Cassidy Williams

Software Engineer in Chicago

Cassidy's face

I rewrote my blog! And website! They are one!


This blog is different now! This website is different now! It’s all different!

but also the same

Backstory

For a while I’ve been fairly happy with my blog and website setup. They both were separate repositories with pretty much the exact same CSS styles across them. My website was plain HTML, CSS, and JavaScript, and my blog was built with Astro (for generating pages for blog posts) with most of the same scripts.

It was nice to just be able to post to my blog (which I’ve posted about here and here), occasionally update my website, and lightly host my husband Joe’s website.

I really liked not having frameworks to build my website, because I am an arrogant snob who is better than everyone in the world. That being said… updating and adding pages to my website was not the most ergonomic experience. Also, I learned from a friend of mine who’s great at SEO things that putting my blog on a subdomain is not great for search engines (they treat subdomains as separate websites). So, I put my pride aside and combined the two websites into one!

How I did it

Luckily because the CSS was mostly the same between my website and my blog, the combining process wasn’t too bad.

The high-level steps were:

  • Make a new, private Git repository (because I didn’t want to deal with peeping eyes mid-update) that I called cassidoo-next
  • Set it up to be a new Astro website with npm create astro@latest
  • Add TinaCMS
  • Copy my existing blog into the site (I did this part separately because it was using an older version of Astro and Tina)
  • After verifying that worked, copy my website repo into the site
  • Update my bio and site images (because the image paths ended up changing)
  • Clean up CSS where things weren’t quite right (like my new site header)
  • Update my newsletter page and its styles

Once everything looked right, there were two big things to make everything work smoothly: Git and the domains.

The Git parts

I made my cassidoo-next repository a remote on my existing repository for my website, and merged it in:

$ git remote add newweb [repo url] # adding the remote of the new repo
$ git checkout -b cw/new-website # new branch on the old cassidoo.co repo
$ git merge --allow-unrelated-histories newweb/main # merge the new with the old
$ git checkout main # switch back to main
$ git merge cw/new-website # merge it allll together

This was a WEIRD Git thing to do, but it meant that I didn’t have to reconfigure my domain setup with Netlify by keeping it all in the original cassidoo.co repository!

The one thing I did have to update in Netlify was the build step (because it went from no build to… build), but besides that, it worked! The site lived!

The redirects parts

Because I now had everything set up to go from blog.cassidoo.co to cassidoo.co/blog, I had to set up my Netlify redirects and domains to not have any dead links out in the world.

The first thing I did there was set blog.cassidoo.co as a domain alias to cassidoo.co. By pointing it to the exact same Netlify site, I could have redirects in the one repository.

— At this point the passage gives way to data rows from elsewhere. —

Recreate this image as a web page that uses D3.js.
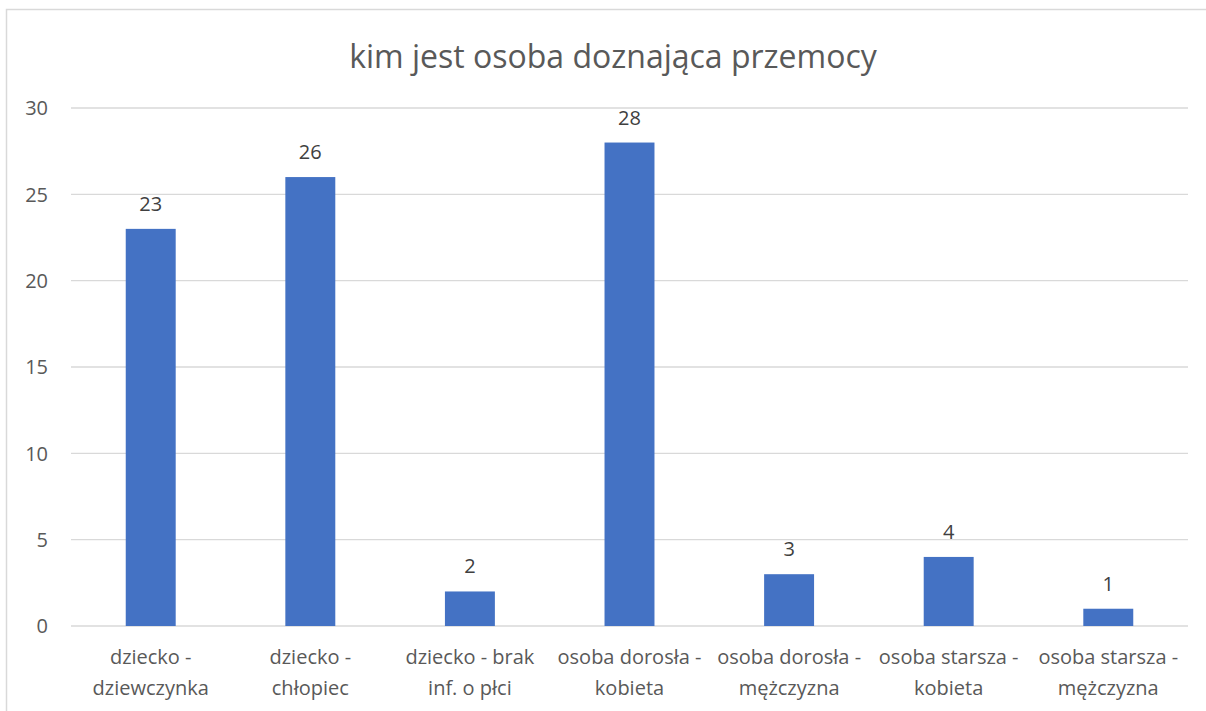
<!DOCTYPE html>
<html>
<head>
<meta charset="utf-8">
<script src="https://cdn.jsdelivr.net/npm/d3@7"></script>
<style>
  body { margin: 0; background: #fff; }
  text { font-family: "Open Sans", "Noto Sans", sans-serif; }
</style>
</head>
<body>
<script>
// chart data
var categories = [
  ["dziecko -", "dziewczynka"],
  ["dziecko -", "chłopiec"],
  ["dziecko - brak", "inf. o płci"],
  ["osoba dorosła -", "kobieta"],
  ["osoba dorosła -", "mężczyzna"],
  ["osoba starsza -", "kobieta"],
  ["osoba starsza -", "mężczyzna"]
];
var values = [23, 26, 2, 28, 3, 4, 1];
var yTicks = [0, 5, 10, 15, 20, 25, 30];
var title = "kim jest osoba doznająca przemocy";

var width = 1206, height = 711;
var plotLeft = 71, plotRight = 1188, plotTop = 108, plotBottom = 626;

var svg = d3.select("body")
    .append("svg")
    .attr("width", width)
    .attr("height", height);

// outer frame
svg.append("rect")
    .attr("x", 6.5)
    .attr("y", 9.5)
    .attr("width", 1205)
    .attr("height", 710)
    .attr("fill", "none")
    .attr("stroke", "#d9d9d9")
    .attr("stroke-width", 1.5);

var x = d3.scaleBand()
    .domain(d3.range(categories.length))
    .range([plotLeft, plotRight])
    .paddingInner(0.687)
    .paddingOuter(0.343);

var y = d3.scaleLinear()
    .domain([0, 30])
    .range([plotBottom, plotTop]);

// gridlines
svg.selectAll("line.grid")
    .data(yTicks).enter()
    .append("line")
    .attr("class", "grid")
    .attr("x1", plotLeft)
    .attr("x2", plotRight)
    .attr("y1", function(d){ return y(d); })
    .attr("y2", function(d){ return y(d); })
    .attr("stroke", "#d9d9d9")
    .attr("stroke-width", 1.3);

// y tick labels
svg.selectAll("text.ytick")
    .data(yTicks).enter()
    .append("text")
    .attr("class", "ytick")
    .attr("x", 48)
    .attr("y", function(d){ return y(d); })
    .attr("dy", "0.36em")
    .attr("text-anchor", "end")
    .attr("font-size", "20px")
    .attr("fill", "#595959")
    .text(function(d){ return d; });

// bars
svg.selectAll("rect.bar")
    .data(values).enter()
    .append("rect")
    .attr("class", "bar")
    .attr("x", function(d, i){ return x(i); })
    .attr("width", x.bandwidth())
    .attr("y", function(d){ return y(d); })
    .attr("height", function(d){ return y(0) - y(d); })
    .attr("fill", "#4472c4");

// value labels
svg.selectAll("text.val")
    .data(values).enter()
    .append("text")
    .attr("class", "val")
    .attr("x", function(d, i){ return x(i) + x.bandwidth() / 2; })
    .attr("y", function(d){ return y(d) - 18; })
    .attr("text-anchor", "middle")
    .attr("font-size", "20px")
    .attr("fill", "#404040")
    .text(function(d){ return d; });

// category labels
var catText = svg.selectAll("text.cat")
    .data(categories).enter()
    .append("text")
    .attr("class", "cat")
    .attr("text-anchor", "middle")
    .attr("font-size", "20px")
    .attr("fill", "#595959");

catText.selectAll("tspan")
    .data(function(d, i){ return d.map(function(s){ return { s: s, i: i }; }); })
    .enter().append("tspan")
    .attr("x", function(d){ return x(d.i) + x.bandwidth() / 2; })
    .attr("y", function(d, j){ return 664 + j * 31; })
    .text(function(d){ return d.s; });

// title
svg.append("text")
    .attr("x", 613)
    .attr("y", 68)
    .attr("text-anchor", "middle")
    .attr("font-size", "32px")
    .attr("fill", "#595959")
    .text(title);
</script>
</body>
</html>
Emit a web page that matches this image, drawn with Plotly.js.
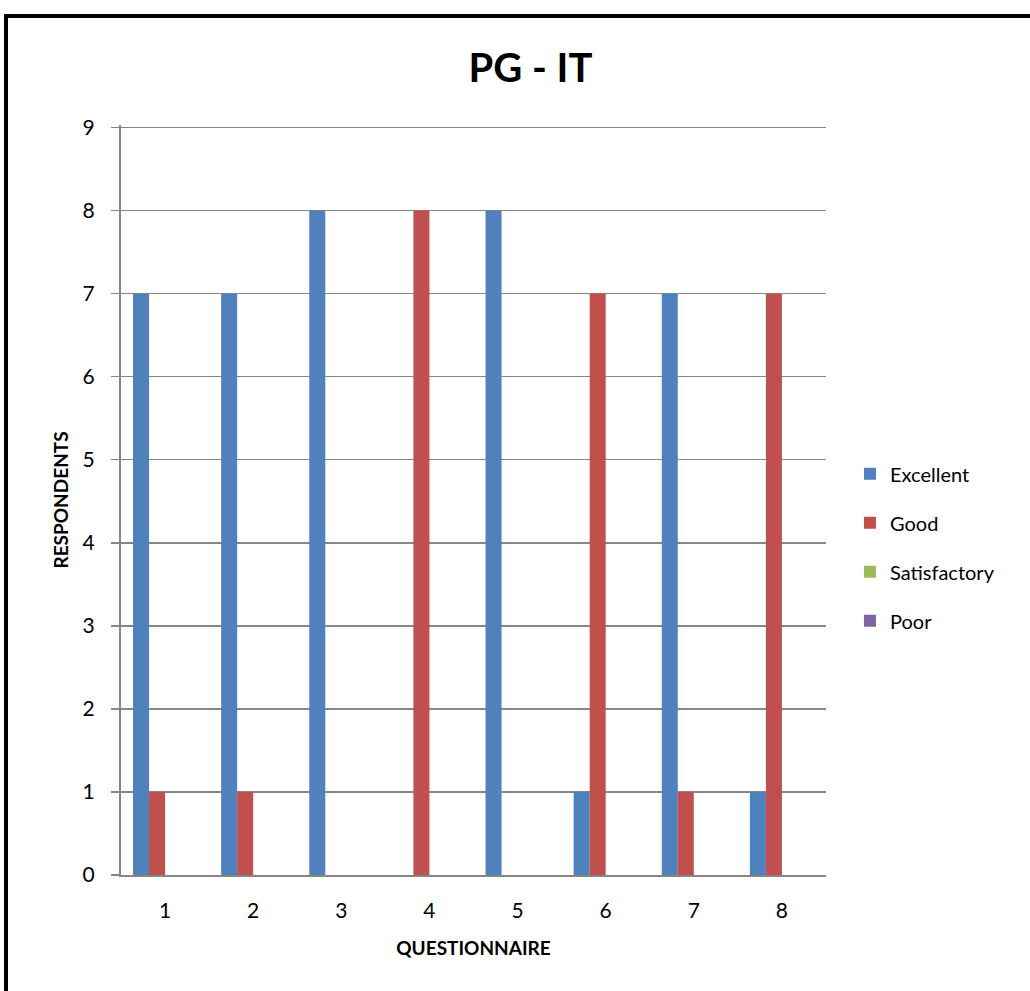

My _redirects file pointed everything to their new spots:

https://blog.cassidoo.co/        https://cassidoo.co/blog          301!
https://blog.cassidoo.co/post/*  https://cassidoo.co/post/:splat   301!
/posts                           /blog                             301!
/post                            /blog                             301!

#fallback
/*                               https://cassidoo.co

That 301! at the end of each line is a permanent redirect code. It tells the client that the address for this resource has permanently changed, and any indexes using the old address should start using the new one. So, all new references to older posts will use the new, correct URL!

(by the way, I ended up referencing one of my own old posts about Astro and Netlify redirects to make it work, in case you try something like this at home)

Open sourcing it all

Phew! My website exists! My blog is safe! Everything works! Ahh!

After doing alllll of this to make everything shiny and functional, I realized that the template I set up for myself was pretty handy and might be useful to someone else. So, after cleaning things up and taking my name out of everything, blammo:

This website is now an open source template for you to use as your heart desires!

If you end up using it, let me know! I’ve already been really excited to see folks like Piyush and Mark use it and customize it to their style.